Problem description: Scan the data. Collect each line that contains the word "with".

Given data:
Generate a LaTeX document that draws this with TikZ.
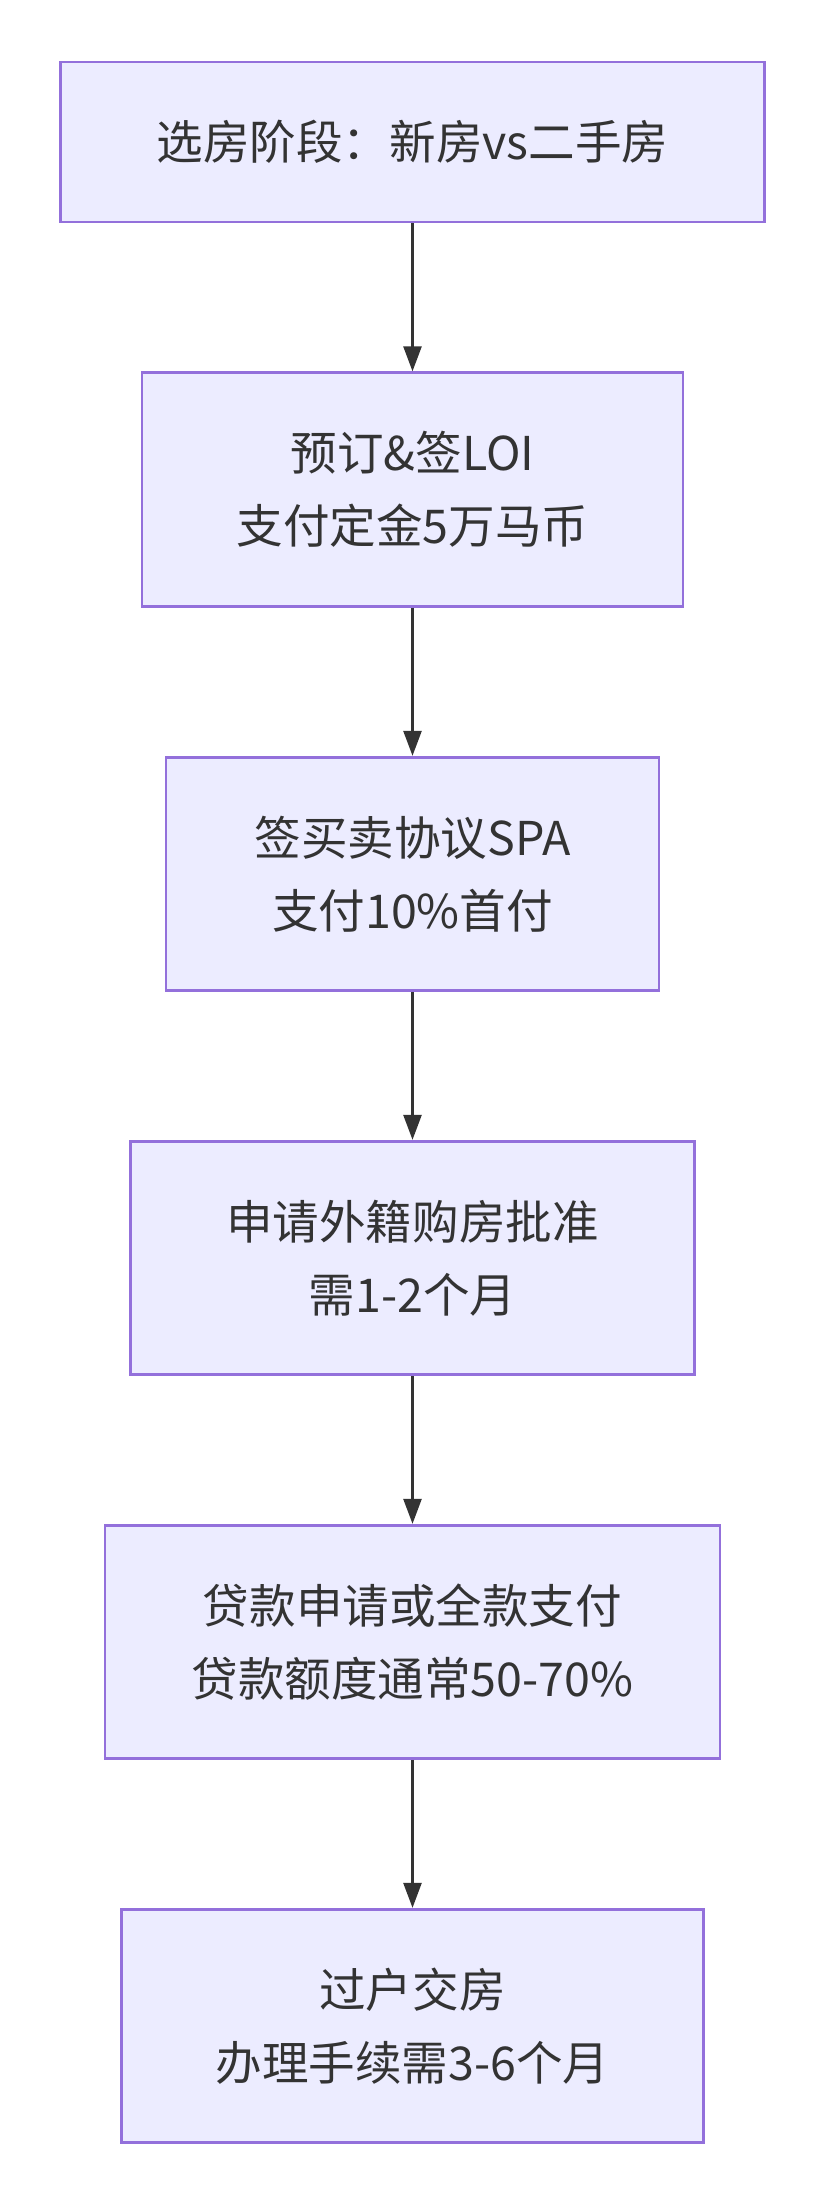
\documentclass[tikz,border=0pt]{standalone}
\usepackage{fontspec}
\setmainfont{Noto Sans CJK SC}
\usetikzlibrary{%
  arrows.meta,%
  positioning% wg. " of "
}
\definecolor{boxfill}{HTML}{ECECFF}
\definecolor{boxline}{HTML}{9370DB}
\definecolor{inkgray}{HTML}{333333}

\begin{document}
\begin{tikzpicture}
[font=\fontsize{26.5}{41.5}\selectfont, text=inkgray, >={Triangle[length=0.5cm, width=0.36cm]},
stagebox/.style={rectangle, draw=boxline, fill=boxfill, line width=1.6pt, align=center, inner sep=0pt, minimum height=4.67cm},
flow/.style={->, draw=inkgray, line width=1.4pt}]

\useasboundingbox (0,0) rectangle (16.52,-44.10);

\node[stagebox, minimum width=14.07cm, minimum height=3.20cm] (stage1) at (8.25,-2.84) {选房阶段：新房vs二手房};
\node[stagebox, minimum width=10.82cm] (stage2) at (8.25,-9.79) {预订\&签LOI\\支付定金5万马币};
\node[stagebox, minimum width=9.86cm]  (stage3) at (8.25,-17.48) {签买卖协议SPA\\支付10\%首付};
\node[stagebox, minimum width=11.28cm] (stage4) at (8.25,-25.16) {申请外籍购房批准\\需1-2个月};
\node[stagebox, minimum width=12.30cm] (stage5) at (8.25,-32.84) {贷款申请或全款支付\\贷款额度通常50-70\%};
\node[stagebox, minimum width=11.65cm] (stage6) at (8.25,-40.52) {过户交房\\办理手续需3-6个月};

\foreach \a/\b in {stage1/stage2, stage2/stage3, stage3/stage4, stage4/stage5, stage5/stage6} {
  \draw[flow] (\a.south) -- (\b.north);
}
\end{tikzpicture}
\end{document}
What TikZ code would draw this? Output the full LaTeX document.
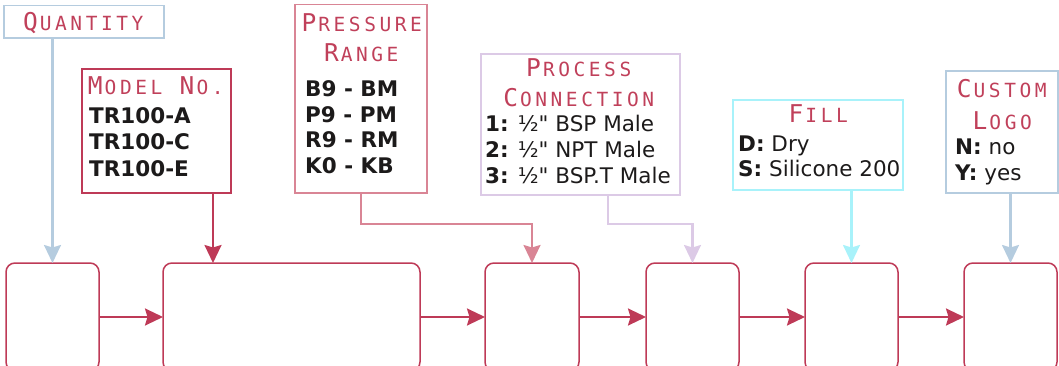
\documentclass[tikz,border=0pt]{standalone}
\usepackage{fontspec}
\setmainfont{DejaVu Sans}[Ligatures=TeXOff]
\newfontfamily\titlefont{DejaVu Sans Mono}
\usetikzlibrary{arrows.meta}
\definecolor{ttlred}{HTML}{C0405A}
\definecolor{crim}{HTML}{BE3A57}
\definecolor{prspink}{HTML}{D98595}
\definecolor{lav}{HTML}{DCCAE6}
\definecolor{cyanl}{HTML}{A8F2FA}
\definecolor{qblue}{HTML}{B5CCDF}
\definecolor{inkc}{HTML}{1C1A1A}
\newlength\lsw \setlength\lsw{15.3pt}
\def\spacedltr#1{\splx#1\relax}
\def\splx#1{\ifx\relax#1\else\makebox[\lsw][c]{#1}\expandafter\splx\fi}
\newcommand\bg[1]{{\fontsize{24.5}{24.5}\selectfont\spacedltr{#1}}}
\newcommand\sm[1]{{\fontsize{19.5}{19.5}\selectfont\spacedltr{#1}}}
\begin{document}
\begin{tikzpicture}[x=1pt,y=-1pt,
  frame/.style={draw, line width=1.5pt, inner sep=0pt, outer sep=0pt},
  stepbox/.style={draw=crim, line width=1.5pt, rounded corners=9pt, minimum height=108pt, inner sep=0pt, outer sep=0pt},
  ttlnode/.style={inner sep=0pt, anchor=base, text=ttlred, font=\titlefont},
  bodyline/.style={inner sep=0pt, anchor=base west, text=inkc, font=\fontsize{21.5}{25}\selectfont},
  conn/.style={line width=2.2pt, -{Stealth[length=18pt,width=17pt,inset=2.5pt]}}]
\useasboundingbox (0,0) rectangle (1059,366);
% bottom boxes
\node[stepbox, minimum width=93pt] (b1) at (52.5,317) {};
\node[stepbox, minimum width=257pt] (b2) at (291.5,317) {};
\node[stepbox, minimum width=94pt] (b3) at (532,317) {};
\node[stepbox, minimum width=93pt] (b4) at (692.5,317) {};
\node[stepbox, minimum width=93pt] (b5) at (851.5,317) {};
\node[stepbox, minimum width=93pt] (b6) at (1010.5,317) {};
\foreach \a/\b in {b1/b2,b2/b3,b3/b4,b4/b5,b5/b6}
  \draw[conn, crim] (\a.east) -- (\b.west);
% label frames
\node[frame, draw=qblue, minimum width=160pt, minimum height=32.5pt] (qty) at (84,21.75) {};
\node[frame, draw=crim, minimum width=149pt, minimum height=124pt] (mdl) at (156.5,131) {};
\node[frame, draw=prspink, minimum width=132pt, minimum height=188.5pt] (prs) at (361,98.75) {};
\node[frame, draw=lav, minimum width=199pt, minimum height=141pt] (pc) at (580.5,124.5) {};
\node[frame, draw=cyanl, minimum width=170pt, minimum height=90pt] (fl) at (818,145) {};
\node[frame, draw=qblue, minimum width=112pt, minimum height=122pt] (cl) at (1002,132) {};
% titles
\node[ttlnode] (tq) at (84,31) {\bg{Q}\sm{UANTITY}};
\node[ttlnode] (tm) at (156.5,95) {\bg{M}\sm{ODEL~}\bg{N}\sm{O.}};
\node[ttlnode] (tp1) at (362.5,32) {\bg{P}\sm{RESSURE}};
\node[ttlnode] (tp2) at (362,62) {\bg{R}\sm{ANGE}};
\node[ttlnode] (tc1) at (579.5,77) {\bg{P}\sm{ROCESS}};
\node[ttlnode] (tc2) at (579.5,107) {\bg{C}\sm{ONNECTION}};
\node[ttlnode] (tf) at (819,123) {\bg{F}\sm{ILL}};
\node[ttlnode] (tl1) at (1002.5,98) {\bg{C}\sm{USTOM}};
\node[ttlnode] (tl2) at (1003,130) {\bg{L}\sm{OGO}};
% body text
\node[bodyline] (m1) at (89,124) {\textbf{TR100-A}};
\node[bodyline] (m2) at (89,150) {\textbf{TR100-C}};
\node[bodyline] (m3) at (89,176) {\textbf{TR100-E}};
\node[bodyline] (p1) at (305,97) {\textbf{B9 - BM}};
\node[bodyline] (p2) at (305,122.5) {\textbf{P9 - PM}};
\node[bodyline] (p3) at (305,148) {\textbf{R9 - RM}};
\node[bodyline] (p4) at (305,174) {\textbf{K0 - KB}};
\node[bodyline] (c1) at (485,132) {\textbf{1:} ½" BSP Male};
\node[bodyline] (c2) at (485,158) {\textbf{2:} ½" NPT Male};
\node[bodyline] (c3) at (485,183) {\textbf{3:} ½" BSP.T Male};
\node[bodyline] (f1) at (738,152) {\textbf{D:} Dry};
\node[bodyline] (f2) at (738,177) {\textbf{S:} Silicone 200};
\node[bodyline] (l1) at (955,155) {\textbf{N:} no};
\node[bodyline] (l2) at (955,180) {\textbf{Y:} yes};
% connectors
\draw[conn, qblue] (qty.south -| b1.north) -- (b1.north);
\path ([xshift=56.5pt]mdl.south) coordinate (ma);
\draw[conn, crim] (ma) -- (ma |- b2.north);
\draw[conn, prspink] (prs.south) -- ++(0,31) -| (b3.north);
\path ([xshift=27.5pt]pc.south) coordinate (pa);
\draw[conn, lav] (pa) -- ++(0,29) -| (b4.north);
\draw[conn, cyanl] (fl.south -| b5.north) -- (b5.north);
\draw[conn, qblue] (cl.south -| b6.north) -- (b6.north);
\end{tikzpicture}
\end{document}
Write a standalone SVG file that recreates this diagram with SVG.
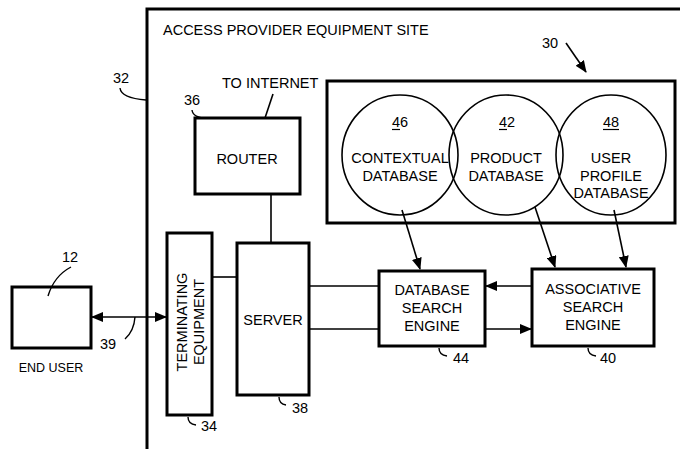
<svg xmlns="http://www.w3.org/2000/svg" width="680" height="449" viewBox="0 0 680 449">
<style>
text{font-family:"Liberation Sans",Arial,sans-serif;font-size:14.5px;fill:#000}
.c{text-anchor:middle}
.box{fill:#fff;stroke:#000;stroke-width:3}
.thin{fill:none;stroke:#000;stroke-width:1.6}
.ell{fill:none;stroke:#000;stroke-width:1.6}
.lead{fill:none;stroke:#000;stroke-width:1.4}
</style>
<defs>
<marker id="ah" markerUnits="userSpaceOnUse" markerWidth="12" markerHeight="10" refX="11" refY="5" orient="auto-start-reverse" viewBox="0 0 12 10">
<path d="M0,0 L12,5 L0,10 Z" fill="#000"/>
</marker>
</defs>
<rect width="680" height="449" fill="#fff"/>

<g id="site">
<path d="M147,449 L147,9 L680,9" fill="none" stroke="#000" stroke-width="3"/>
<text x="163" y="35">ACCESS PROVIDER EQUIPMENT SITE</text>
<text x="113" y="83">32</text>
<path class="lead" d="M120,88 Q121,98 146,100"/>
</g>

<g id="database-group">
<rect class="box" x="327" y="81" width="348" height="142"/>
<text x="542" y="48">30</text>
</g>

<g id="contextual-db">
<ellipse class="ell" cx="400" cy="155" rx="58" ry="60"/>
<text class="c" x="400" y="127">46</text>
<line x1="392" y1="129.5" x2="400" y2="129.5" stroke="#000" stroke-width="1.2"/>
<text class="c" x="400" y="163">CONTEXTUAL</text>
<text class="c" x="400" y="181">DATABASE</text>
</g>

<g id="product-db">
<ellipse class="ell" cx="506" cy="155" rx="57" ry="60"/>
<text class="c" x="507" y="127">42</text>
<line x1="499" y1="129.5" x2="507" y2="129.5" stroke="#000" stroke-width="1.2"/>
<text class="c" x="506" y="163">PRODUCT</text>
<text class="c" x="506" y="181">DATABASE</text>
</g>

<g id="user-profile-db">
<ellipse class="ell" cx="611" cy="155" rx="55" ry="60"/>
<text class="c" x="611" y="127">48</text>
<line x1="603" y1="129.5" x2="619" y2="129.5" stroke="#000" stroke-width="1.2"/>
<text class="c" x="611" y="163">USER</text>
<text class="c" x="611" y="181">PROFILE</text>
<text class="c" x="611" y="198">DATABASE</text>
</g>

<g id="router">
<rect class="box" x="195" y="118" width="105" height="76"/>
<text class="c" x="247" y="164">ROUTER</text>
<text x="222" y="88">TO INTERNET</text>
<text x="184" y="105">36</text>
<path class="lead" d="M192,110 Q193,118 207,118"/>
</g>

<g id="server">
<rect class="box" x="237" y="243" width="72" height="152"/>
<text class="c" x="273" y="325">SERVER</text>
<text x="292" y="413">38</text>
<path class="lead" d="M279,397 Q279,404 286,405"/>
</g>

<g id="terminating-equipment">
<rect class="box" x="167" y="233" width="45" height="182"/>
<text class="c" transform="translate(187,322) rotate(-90)">TERMINATING</text>
<text class="c" transform="translate(204,322) rotate(-90)">EQUIPMENT</text>
<text x="201" y="431">34</text>
<path class="lead" d="M188,417 Q188,424 196,425"/>
</g>

<g id="end-user">
<rect class="box" x="12" y="287" width="79" height="61"/>
<text class="c" x="51" y="372" style="font-size:12.5px">END USER</text>
<text x="62" y="262">12</text>
<path class="lead" d="M71,267 Q54,276 48,296"/>
</g>

<g id="db-search-engine">
<rect class="box" x="379" y="271" width="106" height="75"/>
<text class="c" x="432" y="295">DATABASE</text>
<text class="c" x="432" y="313">SEARCH</text>
<text class="c" x="432" y="331">ENGINE</text>
<text x="453" y="363">44</text>
<path class="lead" d="M439,348 Q439,355 447,356"/>
</g>

<g id="associative-search-engine">
<rect class="box" x="532" y="269" width="122" height="77"/>
<text class="c" x="593" y="294">ASSOCIATIVE</text>
<text class="c" x="593" y="312">SEARCH</text>
<text class="c" x="593" y="330">ENGINE</text>
<text x="600" y="363">40</text>
<path class="lead" d="M588,348 Q588,355 596,356"/>
</g>

<g id="connectors">
<line class="thin" x1="566" y1="43" x2="586" y2="72" marker-end="url(#ah)"/>
<line class="thin" x1="265" y1="118" x2="273" y2="94"/>
<line class="thin" x1="271" y1="195" x2="271" y2="242"/>
<line class="thin" x1="212" y1="277" x2="237" y2="277"/>
<line class="thin" x1="92" y1="317" x2="166" y2="317" marker-start="url(#ah)" marker-end="url(#ah)"/>
<path class="lead" d="M125,339 Q134,331 135,317"/>
<text x="100" y="349">39</text>
<line class="thin" x1="309" y1="286" x2="379" y2="286"/>
<line class="thin" x1="309" y1="329" x2="379" y2="329"/>
<line class="thin" x1="532" y1="286" x2="486" y2="286" marker-end="url(#ah)"/>
<line class="thin" x1="485" y1="329" x2="531" y2="329" marker-end="url(#ah)"/>
<line class="thin" x1="402" y1="210" x2="420" y2="269" marker-end="url(#ah)"/>
<line class="thin" x1="535" y1="207" x2="555" y2="267" marker-end="url(#ah)"/>
<line class="thin" x1="614" y1="210" x2="626" y2="267" marker-end="url(#ah)"/>
</g>
</svg>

Answer for this exercise:
Generate a LaTeX document that draws this with TikZ.
Write a standalone SVG file that recreates this diagram with SVG.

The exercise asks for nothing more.